• _WHAT THE TASK ASKS_
From the listing below, count the lines where the string "that" occurs. Give the number, with no other words.

Source records:
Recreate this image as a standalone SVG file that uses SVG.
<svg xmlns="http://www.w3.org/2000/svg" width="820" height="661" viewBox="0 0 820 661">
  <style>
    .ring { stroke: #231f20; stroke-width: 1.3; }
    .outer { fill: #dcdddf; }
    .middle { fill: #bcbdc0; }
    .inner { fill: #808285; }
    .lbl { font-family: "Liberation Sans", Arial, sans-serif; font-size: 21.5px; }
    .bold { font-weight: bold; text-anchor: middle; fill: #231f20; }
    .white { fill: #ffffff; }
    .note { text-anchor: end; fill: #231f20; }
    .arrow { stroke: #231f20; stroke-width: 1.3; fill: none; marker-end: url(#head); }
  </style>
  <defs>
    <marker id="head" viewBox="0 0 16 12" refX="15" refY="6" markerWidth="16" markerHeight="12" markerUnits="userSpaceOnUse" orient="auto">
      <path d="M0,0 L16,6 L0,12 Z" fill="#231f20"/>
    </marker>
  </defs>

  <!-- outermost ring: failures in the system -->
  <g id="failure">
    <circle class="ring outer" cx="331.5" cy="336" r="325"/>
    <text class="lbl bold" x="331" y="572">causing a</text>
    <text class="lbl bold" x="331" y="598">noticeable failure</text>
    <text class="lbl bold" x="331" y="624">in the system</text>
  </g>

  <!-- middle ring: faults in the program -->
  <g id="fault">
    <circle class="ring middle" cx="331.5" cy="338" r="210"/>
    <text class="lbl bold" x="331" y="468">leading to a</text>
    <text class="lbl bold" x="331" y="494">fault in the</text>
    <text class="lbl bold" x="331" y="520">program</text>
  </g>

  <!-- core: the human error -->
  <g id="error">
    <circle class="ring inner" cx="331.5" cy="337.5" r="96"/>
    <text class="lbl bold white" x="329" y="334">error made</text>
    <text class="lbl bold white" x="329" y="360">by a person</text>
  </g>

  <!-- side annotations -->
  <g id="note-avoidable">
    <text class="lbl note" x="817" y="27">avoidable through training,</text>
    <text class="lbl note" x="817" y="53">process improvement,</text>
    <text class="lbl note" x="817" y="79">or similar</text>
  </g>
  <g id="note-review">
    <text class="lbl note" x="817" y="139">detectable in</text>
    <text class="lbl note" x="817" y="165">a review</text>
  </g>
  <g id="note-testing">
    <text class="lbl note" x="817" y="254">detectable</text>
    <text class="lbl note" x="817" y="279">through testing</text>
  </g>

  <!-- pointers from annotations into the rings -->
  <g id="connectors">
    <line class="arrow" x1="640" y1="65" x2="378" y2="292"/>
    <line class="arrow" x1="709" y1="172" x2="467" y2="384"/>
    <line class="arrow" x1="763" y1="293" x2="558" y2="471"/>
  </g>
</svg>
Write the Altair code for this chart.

==

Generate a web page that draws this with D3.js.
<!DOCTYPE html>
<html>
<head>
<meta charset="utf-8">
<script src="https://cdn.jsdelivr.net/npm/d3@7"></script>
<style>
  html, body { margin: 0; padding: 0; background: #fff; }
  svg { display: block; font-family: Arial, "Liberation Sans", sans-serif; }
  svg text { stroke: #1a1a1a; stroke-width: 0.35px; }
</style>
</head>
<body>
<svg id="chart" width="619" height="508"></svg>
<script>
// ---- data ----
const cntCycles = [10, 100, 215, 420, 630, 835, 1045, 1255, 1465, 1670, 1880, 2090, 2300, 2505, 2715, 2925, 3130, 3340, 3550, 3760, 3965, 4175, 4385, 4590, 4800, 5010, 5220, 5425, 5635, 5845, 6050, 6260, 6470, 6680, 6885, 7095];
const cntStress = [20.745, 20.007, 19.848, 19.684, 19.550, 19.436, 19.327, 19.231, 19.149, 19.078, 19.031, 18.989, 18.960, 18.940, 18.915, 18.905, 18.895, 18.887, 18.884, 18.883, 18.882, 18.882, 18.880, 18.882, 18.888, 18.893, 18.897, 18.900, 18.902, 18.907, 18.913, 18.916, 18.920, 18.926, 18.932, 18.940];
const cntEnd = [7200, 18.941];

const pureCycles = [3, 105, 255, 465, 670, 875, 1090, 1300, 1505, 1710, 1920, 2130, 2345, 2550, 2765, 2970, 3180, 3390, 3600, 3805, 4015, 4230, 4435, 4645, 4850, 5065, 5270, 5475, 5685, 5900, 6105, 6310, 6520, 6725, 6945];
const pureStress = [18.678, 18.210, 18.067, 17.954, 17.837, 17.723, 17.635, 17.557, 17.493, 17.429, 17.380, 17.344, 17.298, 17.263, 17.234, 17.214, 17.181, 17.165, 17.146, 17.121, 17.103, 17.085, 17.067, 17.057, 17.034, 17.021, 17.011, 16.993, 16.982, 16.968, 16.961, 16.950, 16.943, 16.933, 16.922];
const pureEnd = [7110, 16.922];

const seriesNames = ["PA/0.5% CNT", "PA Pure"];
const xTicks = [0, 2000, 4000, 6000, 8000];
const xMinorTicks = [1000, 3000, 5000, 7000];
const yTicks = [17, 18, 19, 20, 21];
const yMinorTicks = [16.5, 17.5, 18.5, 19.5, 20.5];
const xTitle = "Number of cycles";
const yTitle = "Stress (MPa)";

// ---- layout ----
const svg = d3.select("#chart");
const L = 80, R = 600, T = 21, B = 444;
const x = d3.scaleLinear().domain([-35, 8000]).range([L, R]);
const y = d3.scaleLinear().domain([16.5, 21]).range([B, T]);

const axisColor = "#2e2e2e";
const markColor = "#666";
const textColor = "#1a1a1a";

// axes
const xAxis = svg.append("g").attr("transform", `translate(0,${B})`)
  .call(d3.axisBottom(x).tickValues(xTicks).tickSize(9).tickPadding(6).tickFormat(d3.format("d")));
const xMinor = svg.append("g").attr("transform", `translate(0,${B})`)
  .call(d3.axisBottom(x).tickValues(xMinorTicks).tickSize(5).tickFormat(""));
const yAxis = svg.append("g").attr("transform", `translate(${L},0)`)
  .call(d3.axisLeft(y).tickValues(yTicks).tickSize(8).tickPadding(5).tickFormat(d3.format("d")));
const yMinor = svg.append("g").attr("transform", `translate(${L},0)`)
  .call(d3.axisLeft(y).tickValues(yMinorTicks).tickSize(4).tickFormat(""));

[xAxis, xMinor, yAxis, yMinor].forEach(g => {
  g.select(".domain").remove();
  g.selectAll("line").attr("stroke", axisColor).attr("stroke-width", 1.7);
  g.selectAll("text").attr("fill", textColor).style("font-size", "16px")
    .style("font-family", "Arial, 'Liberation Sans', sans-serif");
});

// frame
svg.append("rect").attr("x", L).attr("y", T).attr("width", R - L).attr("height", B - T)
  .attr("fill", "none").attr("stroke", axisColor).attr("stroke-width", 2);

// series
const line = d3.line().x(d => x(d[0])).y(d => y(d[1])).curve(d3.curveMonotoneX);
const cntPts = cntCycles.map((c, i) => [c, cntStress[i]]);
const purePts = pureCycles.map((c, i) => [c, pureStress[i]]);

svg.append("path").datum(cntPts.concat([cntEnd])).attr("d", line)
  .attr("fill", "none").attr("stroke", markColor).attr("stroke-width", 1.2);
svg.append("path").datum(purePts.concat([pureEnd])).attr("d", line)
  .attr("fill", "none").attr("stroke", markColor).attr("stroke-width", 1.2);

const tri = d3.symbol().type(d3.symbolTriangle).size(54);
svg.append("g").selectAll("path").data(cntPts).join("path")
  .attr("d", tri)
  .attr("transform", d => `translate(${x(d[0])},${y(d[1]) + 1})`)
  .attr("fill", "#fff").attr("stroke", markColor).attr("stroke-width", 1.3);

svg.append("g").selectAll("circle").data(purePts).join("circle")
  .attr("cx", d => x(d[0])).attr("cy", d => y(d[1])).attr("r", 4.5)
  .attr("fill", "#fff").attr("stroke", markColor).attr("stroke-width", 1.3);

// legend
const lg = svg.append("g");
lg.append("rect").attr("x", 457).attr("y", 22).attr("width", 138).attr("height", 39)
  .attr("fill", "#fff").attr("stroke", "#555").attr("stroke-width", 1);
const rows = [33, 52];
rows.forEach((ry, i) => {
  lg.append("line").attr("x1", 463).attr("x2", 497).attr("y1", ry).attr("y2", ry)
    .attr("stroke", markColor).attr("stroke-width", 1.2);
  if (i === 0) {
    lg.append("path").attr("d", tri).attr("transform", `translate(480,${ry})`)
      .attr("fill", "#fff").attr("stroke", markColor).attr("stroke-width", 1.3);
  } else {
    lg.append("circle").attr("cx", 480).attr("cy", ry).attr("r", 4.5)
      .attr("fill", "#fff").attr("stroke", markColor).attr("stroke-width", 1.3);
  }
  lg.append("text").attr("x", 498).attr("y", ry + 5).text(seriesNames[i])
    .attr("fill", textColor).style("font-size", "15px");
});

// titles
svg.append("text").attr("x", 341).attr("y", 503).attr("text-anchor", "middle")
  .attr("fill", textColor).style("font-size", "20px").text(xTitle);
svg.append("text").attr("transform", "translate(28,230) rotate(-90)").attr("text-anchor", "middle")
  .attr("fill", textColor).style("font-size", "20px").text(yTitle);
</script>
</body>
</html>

• _FULL RESPONSE_
2